At the same time, we should stay mindful of the fact that variations are expected to exist. And indeed, one of the repeated results in the code eye tracking literature is the diversity of scan paths of different experimental participants performing the same task (e.g., [
13,
20,
53]). These variations are also interesting, as they reflect the differences between participants. Studying the differences can help uncover the effects of knowledge, experience, and attitude. This includes both minor variations, such as random small regressions to ascertain the last word read, and major variations, such as either initially scanning the whole text or else not doing so.
6.4 Navigation and Peripheral Vision
In our experiment, once the question was read, the participants needed to find the relevant line. The results show a difference between counting and using visual cues. It appears that visual cues can be noted using peripheral vision, and there is no need to fixate on each line to check them.
The implication for code is that the importance of indentation and color-coding keywords is not as a direct aid for comprehension, but that they provide beacons for navigation. Crosby and Stelovsky [
13] frown upon the practice of printing keywords in boldface, saying that “keywords are the least observed portions of a program’s text.” But this misses the point that clear visual identification of the keywords allows them to be identified at a glance, and helps developers to easily focus on the code
between these keywords. Bauer et al. [
2] claim that indentation has no effect on gaze pattern. However, they consider only aggregate metrics such as fixation duration, fixation rate, and saccade amplitude, and did not analyze gaze paths. We need to design experiments that involve navigation, and specifically navigation that can be aided by the code’s block structure and indentation, to really see whether indentation has an effect. Results by Talsma et al. [
52] indicate that, at least for beginning students, highlighting the block structure of code helps them focus their attention and leads to more linear reading.
6.5 Additional Uses of the Experiment
Although the experiment was designed to measure the accuracy of identifying the line being read, it turns out that it can actually have wider uses as a component in other studies.
One use is for validation. It is quite common to assume that the output of an eye tracker and the fixation locations computed from it are valid. But such data may suffer from inaccuracies and systematic bias. As a result, counting fixations in a predefined area of interest may include fixations that actually represent looking at something else, and vice versa (called
gaze uncertainty by Wang et al. [
56]). Embedding a simple experiment like ours as a step in a larger experiment can provide independent testimony that the data is indeed valid (or not).

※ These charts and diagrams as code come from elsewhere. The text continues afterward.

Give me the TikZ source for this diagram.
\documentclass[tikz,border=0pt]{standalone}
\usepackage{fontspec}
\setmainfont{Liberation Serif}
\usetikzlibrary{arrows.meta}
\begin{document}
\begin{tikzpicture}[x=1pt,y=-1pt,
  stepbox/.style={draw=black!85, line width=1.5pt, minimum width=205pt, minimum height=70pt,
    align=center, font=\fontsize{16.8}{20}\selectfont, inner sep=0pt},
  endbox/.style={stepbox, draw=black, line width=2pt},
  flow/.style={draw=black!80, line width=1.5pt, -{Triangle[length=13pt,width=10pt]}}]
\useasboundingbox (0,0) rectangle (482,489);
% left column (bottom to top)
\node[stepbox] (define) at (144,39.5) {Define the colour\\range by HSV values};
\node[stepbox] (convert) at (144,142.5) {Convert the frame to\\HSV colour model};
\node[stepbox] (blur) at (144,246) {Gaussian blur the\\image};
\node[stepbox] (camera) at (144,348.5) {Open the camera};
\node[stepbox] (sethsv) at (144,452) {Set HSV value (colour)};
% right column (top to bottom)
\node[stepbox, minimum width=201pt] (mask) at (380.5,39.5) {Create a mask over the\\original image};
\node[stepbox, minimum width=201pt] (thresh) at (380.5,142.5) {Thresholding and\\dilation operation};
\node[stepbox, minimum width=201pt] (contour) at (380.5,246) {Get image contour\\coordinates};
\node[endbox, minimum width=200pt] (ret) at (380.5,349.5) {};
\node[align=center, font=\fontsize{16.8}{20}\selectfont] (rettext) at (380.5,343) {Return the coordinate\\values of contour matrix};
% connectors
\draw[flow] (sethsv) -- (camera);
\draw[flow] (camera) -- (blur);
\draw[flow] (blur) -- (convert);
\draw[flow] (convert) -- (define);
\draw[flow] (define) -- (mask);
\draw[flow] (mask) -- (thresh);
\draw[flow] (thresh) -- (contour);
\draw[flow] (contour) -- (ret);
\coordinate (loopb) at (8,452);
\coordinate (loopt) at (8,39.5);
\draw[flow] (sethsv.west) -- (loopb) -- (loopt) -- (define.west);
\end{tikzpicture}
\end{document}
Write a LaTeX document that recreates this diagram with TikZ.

Another use is for recalibration. Given that our experiment requires the participants to focus on one specific line, performing this task in the context of a larger experiment can be used to check the calibration and measure the bias between the eye tracker output and the actual target. This can be used to compensate for drift during an experiment without having to resort to a disruptive full recalibration—essentially a realization of the “required fixation location” of Hornof and Halverson [
18].
Finally, it should be noted that the accuracy of line identification can depend not only on the physical attributes of the stimuli (font size and line spacing) but also on the experimental participant. For some participants, certain sizes can be adequate, whereas for others, a larger size may be needed. Thus, focus experiments like ours can also be used as a criterion for excluding certain participants. By requiring the ratio of fixations that are assigned to the target line correctly to be above a certain threshold, the criterion becomes both quantifiable and directly relevant to reducing threats to the validity of the actual study.